DATA SEGMENT:
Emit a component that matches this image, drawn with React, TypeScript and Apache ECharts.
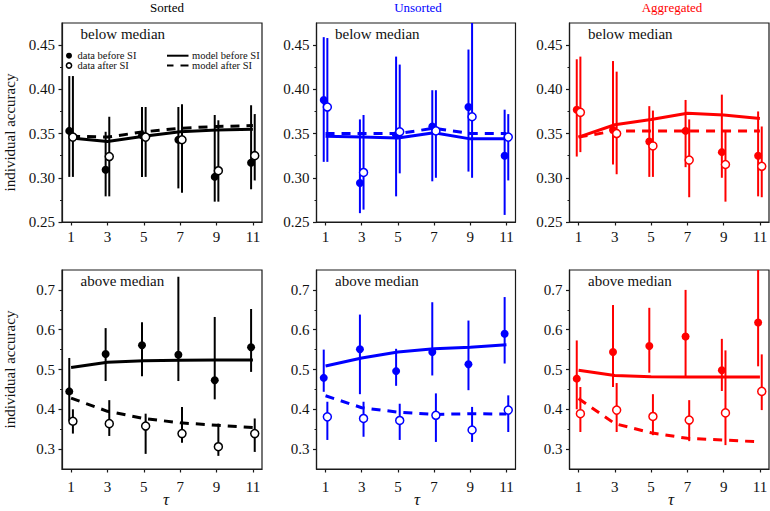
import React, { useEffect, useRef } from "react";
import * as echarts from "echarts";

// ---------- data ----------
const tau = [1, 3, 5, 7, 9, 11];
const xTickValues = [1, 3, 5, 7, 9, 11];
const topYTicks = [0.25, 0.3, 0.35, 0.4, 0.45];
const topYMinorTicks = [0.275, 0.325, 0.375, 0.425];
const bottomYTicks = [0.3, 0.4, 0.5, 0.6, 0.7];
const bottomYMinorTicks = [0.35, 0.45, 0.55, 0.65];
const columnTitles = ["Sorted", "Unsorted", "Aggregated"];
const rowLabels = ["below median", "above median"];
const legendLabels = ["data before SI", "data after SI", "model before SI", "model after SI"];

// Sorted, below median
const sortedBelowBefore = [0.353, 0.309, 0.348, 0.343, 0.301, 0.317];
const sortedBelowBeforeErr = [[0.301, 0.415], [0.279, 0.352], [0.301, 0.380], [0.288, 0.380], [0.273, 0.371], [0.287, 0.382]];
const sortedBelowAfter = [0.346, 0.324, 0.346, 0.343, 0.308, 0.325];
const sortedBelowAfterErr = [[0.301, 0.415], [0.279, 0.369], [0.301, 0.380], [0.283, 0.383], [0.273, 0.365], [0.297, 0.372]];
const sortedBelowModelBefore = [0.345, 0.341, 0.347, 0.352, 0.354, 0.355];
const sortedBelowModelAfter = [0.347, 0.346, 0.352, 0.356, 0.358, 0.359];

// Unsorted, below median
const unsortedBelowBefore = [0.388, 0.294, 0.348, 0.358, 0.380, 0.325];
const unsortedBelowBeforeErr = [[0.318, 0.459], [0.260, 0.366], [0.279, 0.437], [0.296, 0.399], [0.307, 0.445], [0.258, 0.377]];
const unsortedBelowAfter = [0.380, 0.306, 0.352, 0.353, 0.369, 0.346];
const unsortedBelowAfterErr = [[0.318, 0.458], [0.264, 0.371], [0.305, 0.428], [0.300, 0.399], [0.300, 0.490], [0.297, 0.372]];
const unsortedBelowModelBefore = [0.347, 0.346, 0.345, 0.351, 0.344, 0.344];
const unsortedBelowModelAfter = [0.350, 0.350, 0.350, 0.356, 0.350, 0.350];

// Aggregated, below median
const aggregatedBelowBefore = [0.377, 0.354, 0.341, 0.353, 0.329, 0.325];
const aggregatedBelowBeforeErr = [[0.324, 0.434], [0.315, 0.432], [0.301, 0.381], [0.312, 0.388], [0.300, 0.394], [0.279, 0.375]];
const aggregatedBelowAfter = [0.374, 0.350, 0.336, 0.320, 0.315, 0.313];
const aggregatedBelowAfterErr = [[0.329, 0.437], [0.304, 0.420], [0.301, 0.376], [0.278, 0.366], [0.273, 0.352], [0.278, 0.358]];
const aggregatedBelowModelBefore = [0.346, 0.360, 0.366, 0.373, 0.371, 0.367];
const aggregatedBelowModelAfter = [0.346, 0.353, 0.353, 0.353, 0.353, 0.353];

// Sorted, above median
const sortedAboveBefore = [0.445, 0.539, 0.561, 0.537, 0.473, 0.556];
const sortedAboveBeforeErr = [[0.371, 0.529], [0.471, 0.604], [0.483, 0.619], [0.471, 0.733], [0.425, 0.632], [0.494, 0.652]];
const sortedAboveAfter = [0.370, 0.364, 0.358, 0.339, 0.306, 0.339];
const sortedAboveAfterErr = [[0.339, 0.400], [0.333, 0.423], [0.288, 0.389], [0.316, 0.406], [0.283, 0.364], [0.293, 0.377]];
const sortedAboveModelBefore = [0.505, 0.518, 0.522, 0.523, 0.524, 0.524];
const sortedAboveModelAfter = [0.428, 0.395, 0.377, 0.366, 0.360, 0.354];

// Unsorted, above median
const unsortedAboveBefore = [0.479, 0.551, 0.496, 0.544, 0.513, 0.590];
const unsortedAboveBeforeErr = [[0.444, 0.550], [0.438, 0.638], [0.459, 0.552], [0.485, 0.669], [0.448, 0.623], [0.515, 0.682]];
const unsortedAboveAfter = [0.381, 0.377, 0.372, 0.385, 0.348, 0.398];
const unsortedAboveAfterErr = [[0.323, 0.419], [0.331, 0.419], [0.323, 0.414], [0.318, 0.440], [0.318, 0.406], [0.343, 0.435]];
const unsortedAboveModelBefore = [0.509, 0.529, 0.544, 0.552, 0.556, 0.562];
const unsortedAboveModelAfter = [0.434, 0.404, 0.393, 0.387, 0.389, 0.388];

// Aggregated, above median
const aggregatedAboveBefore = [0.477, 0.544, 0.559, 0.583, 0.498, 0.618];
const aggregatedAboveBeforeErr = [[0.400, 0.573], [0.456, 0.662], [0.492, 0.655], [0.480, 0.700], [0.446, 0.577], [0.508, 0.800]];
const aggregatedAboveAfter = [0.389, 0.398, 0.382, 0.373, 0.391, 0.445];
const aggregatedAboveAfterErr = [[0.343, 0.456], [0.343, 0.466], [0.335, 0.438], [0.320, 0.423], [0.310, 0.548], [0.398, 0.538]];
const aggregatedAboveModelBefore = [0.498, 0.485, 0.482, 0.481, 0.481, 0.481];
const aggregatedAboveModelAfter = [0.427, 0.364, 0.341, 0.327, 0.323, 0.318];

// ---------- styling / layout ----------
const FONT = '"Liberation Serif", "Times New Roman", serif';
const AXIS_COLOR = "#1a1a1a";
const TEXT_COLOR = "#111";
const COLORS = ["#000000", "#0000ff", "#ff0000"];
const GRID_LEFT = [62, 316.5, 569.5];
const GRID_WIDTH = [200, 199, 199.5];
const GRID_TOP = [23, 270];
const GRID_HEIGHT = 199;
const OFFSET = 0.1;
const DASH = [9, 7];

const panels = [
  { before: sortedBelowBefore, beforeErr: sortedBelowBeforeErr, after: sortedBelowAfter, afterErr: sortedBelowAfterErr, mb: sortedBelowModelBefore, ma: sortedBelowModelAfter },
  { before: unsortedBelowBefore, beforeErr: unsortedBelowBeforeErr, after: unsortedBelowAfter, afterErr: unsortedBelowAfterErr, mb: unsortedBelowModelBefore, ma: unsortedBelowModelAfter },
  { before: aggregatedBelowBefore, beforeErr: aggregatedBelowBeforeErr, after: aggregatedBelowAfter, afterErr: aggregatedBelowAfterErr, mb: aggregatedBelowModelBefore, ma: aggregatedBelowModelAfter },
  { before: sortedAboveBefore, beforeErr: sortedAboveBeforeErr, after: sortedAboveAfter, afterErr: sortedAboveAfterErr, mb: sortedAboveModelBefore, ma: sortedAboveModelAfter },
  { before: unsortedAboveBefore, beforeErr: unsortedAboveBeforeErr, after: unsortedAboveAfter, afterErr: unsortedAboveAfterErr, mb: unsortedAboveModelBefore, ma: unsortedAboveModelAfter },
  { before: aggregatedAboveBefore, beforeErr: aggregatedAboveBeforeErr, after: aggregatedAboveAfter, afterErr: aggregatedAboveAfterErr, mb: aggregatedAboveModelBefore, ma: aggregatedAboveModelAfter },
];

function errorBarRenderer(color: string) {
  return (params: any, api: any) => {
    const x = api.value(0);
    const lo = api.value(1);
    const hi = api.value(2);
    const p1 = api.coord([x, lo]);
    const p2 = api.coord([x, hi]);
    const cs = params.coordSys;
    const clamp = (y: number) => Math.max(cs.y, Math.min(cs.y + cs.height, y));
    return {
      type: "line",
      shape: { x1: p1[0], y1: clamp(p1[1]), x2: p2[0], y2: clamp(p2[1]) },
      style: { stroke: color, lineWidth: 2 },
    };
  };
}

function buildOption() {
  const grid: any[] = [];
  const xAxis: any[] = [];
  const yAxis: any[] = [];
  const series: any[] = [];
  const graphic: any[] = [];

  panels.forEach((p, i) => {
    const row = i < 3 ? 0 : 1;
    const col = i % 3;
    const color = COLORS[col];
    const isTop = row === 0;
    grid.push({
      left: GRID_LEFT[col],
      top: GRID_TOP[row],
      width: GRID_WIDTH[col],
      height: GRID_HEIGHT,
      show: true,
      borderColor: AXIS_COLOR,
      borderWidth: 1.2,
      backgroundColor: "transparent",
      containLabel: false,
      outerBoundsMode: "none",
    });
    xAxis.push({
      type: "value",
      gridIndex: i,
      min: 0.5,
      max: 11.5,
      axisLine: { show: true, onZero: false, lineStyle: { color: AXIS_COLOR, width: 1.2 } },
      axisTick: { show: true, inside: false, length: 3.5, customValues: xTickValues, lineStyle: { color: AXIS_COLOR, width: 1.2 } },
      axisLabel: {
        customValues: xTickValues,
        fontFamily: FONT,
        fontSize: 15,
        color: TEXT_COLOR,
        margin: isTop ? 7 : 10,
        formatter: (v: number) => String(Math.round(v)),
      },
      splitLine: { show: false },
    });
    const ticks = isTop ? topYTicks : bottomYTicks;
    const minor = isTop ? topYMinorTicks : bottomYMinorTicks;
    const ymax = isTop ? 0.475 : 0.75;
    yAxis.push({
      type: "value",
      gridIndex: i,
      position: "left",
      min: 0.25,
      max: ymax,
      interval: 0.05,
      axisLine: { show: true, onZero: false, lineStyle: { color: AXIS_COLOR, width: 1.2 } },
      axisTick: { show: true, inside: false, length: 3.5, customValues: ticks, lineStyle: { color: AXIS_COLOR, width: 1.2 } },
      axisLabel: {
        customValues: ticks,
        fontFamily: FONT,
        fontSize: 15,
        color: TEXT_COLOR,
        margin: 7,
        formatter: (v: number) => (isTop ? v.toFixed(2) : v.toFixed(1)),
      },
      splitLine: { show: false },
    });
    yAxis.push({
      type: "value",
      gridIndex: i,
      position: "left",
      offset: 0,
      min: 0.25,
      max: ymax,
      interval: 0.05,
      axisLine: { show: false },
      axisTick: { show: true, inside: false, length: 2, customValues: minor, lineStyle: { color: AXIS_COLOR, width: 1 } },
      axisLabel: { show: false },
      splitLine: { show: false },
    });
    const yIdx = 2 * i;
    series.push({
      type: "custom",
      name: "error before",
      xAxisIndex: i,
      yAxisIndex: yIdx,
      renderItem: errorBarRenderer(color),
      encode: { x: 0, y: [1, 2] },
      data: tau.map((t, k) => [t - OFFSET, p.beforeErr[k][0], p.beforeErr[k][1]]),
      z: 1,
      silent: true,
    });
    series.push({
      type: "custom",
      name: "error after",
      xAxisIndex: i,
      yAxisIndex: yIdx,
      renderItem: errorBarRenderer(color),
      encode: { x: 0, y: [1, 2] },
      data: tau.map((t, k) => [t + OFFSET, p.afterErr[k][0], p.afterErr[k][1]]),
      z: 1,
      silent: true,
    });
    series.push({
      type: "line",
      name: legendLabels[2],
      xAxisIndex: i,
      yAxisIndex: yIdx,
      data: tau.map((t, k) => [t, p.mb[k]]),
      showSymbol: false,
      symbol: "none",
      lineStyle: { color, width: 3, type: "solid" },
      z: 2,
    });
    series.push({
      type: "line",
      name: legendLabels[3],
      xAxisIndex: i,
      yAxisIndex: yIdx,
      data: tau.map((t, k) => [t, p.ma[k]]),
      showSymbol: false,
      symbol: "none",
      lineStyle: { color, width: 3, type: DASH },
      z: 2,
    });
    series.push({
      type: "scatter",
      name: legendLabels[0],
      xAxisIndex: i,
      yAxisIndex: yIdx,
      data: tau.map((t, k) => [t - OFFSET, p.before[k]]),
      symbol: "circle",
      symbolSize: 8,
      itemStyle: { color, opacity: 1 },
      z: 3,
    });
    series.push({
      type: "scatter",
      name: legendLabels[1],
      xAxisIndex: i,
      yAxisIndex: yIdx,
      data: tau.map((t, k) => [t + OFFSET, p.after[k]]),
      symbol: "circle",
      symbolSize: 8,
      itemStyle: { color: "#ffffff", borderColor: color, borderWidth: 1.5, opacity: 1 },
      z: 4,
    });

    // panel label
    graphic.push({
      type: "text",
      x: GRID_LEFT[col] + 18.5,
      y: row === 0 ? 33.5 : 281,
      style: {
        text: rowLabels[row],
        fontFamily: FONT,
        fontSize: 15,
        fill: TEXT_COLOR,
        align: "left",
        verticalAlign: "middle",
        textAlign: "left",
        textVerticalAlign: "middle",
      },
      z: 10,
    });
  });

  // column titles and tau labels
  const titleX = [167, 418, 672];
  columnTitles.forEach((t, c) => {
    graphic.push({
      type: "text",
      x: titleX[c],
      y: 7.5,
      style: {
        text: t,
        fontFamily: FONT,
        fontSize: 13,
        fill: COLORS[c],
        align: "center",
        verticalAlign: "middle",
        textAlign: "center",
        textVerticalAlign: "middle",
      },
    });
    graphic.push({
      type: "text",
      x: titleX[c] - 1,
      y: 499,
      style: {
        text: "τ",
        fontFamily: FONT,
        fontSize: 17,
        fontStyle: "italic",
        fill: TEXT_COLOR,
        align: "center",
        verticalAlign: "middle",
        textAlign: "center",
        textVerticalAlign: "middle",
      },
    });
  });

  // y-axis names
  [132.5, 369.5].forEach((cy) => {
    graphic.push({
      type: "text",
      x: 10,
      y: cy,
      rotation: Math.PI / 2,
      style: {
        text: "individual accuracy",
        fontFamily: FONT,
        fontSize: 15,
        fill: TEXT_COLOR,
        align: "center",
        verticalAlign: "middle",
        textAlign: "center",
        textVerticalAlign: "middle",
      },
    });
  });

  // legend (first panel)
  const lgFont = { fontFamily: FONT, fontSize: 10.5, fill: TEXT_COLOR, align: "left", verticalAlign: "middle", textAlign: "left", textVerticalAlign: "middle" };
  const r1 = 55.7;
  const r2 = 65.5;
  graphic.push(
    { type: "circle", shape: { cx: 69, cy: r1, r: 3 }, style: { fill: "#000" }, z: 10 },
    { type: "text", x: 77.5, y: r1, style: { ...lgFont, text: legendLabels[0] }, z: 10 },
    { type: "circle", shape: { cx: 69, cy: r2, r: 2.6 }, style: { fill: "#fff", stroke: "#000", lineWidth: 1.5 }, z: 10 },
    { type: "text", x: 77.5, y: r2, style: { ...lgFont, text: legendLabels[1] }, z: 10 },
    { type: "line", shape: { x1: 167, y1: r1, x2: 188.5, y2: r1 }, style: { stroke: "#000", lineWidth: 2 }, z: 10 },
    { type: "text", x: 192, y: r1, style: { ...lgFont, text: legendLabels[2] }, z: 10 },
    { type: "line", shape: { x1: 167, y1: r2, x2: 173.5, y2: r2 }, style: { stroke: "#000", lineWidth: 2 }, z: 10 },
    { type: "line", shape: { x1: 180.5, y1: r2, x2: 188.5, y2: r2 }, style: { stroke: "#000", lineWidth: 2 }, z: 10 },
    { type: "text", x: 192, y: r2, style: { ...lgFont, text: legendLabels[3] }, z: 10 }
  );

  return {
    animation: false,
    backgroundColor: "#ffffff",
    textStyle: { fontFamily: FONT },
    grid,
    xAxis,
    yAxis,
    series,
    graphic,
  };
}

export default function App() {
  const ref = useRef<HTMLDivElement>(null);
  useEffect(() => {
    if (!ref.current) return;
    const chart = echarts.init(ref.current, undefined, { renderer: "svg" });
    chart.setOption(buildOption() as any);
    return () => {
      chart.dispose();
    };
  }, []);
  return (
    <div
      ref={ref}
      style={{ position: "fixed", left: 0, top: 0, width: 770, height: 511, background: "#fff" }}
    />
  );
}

PROBLEM DETAILS: Each line from the top of the material through the line containing "0.356, 0.358, 0.359];" should be reproduced exactly; please drop any images.

TASK RESPONSE:
Emit a component that matches this image, drawn with React, TypeScript and Apache ECharts.
import React, { useEffect, useRef } from "react";
import * as echarts from "echarts";

// ---------- data ----------
const tau = [1, 3, 5, 7, 9, 11];
const xTickValues = [1, 3, 5, 7, 9, 11];
const topYTicks = [0.25, 0.3, 0.35, 0.4, 0.45];
const topYMinorTicks = [0.275, 0.325, 0.375, 0.425];
const bottomYTicks = [0.3, 0.4, 0.5, 0.6, 0.7];
const bottomYMinorTicks = [0.35, 0.45, 0.55, 0.65];
const columnTitles = ["Sorted", "Unsorted", "Aggregated"];
const rowLabels = ["below median", "above median"];
const legendLabels = ["data before SI", "data after SI", "model before SI", "model after SI"];

// Sorted, below median
const sortedBelowBefore = [0.353, 0.309, 0.348, 0.343, 0.301, 0.317];
const sortedBelowBeforeErr = [[0.301, 0.415], [0.279, 0.352], [0.301, 0.380], [0.288, 0.380], [0.273, 0.371], [0.287, 0.382]];
const sortedBelowAfter = [0.346, 0.324, 0.346, 0.343, 0.308, 0.325];
const sortedBelowAfterErr = [[0.301, 0.415], [0.279, 0.369], [0.301, 0.380], [0.283, 0.383], [0.273, 0.365], [0.297, 0.372]];
const sortedBelowModelBefore = [0.345, 0.341, 0.347, 0.352, 0.354, 0.355];
const sortedBelowModelAfter = [0.347, 0.346, 0.352, 0.356, 0.358, 0.359];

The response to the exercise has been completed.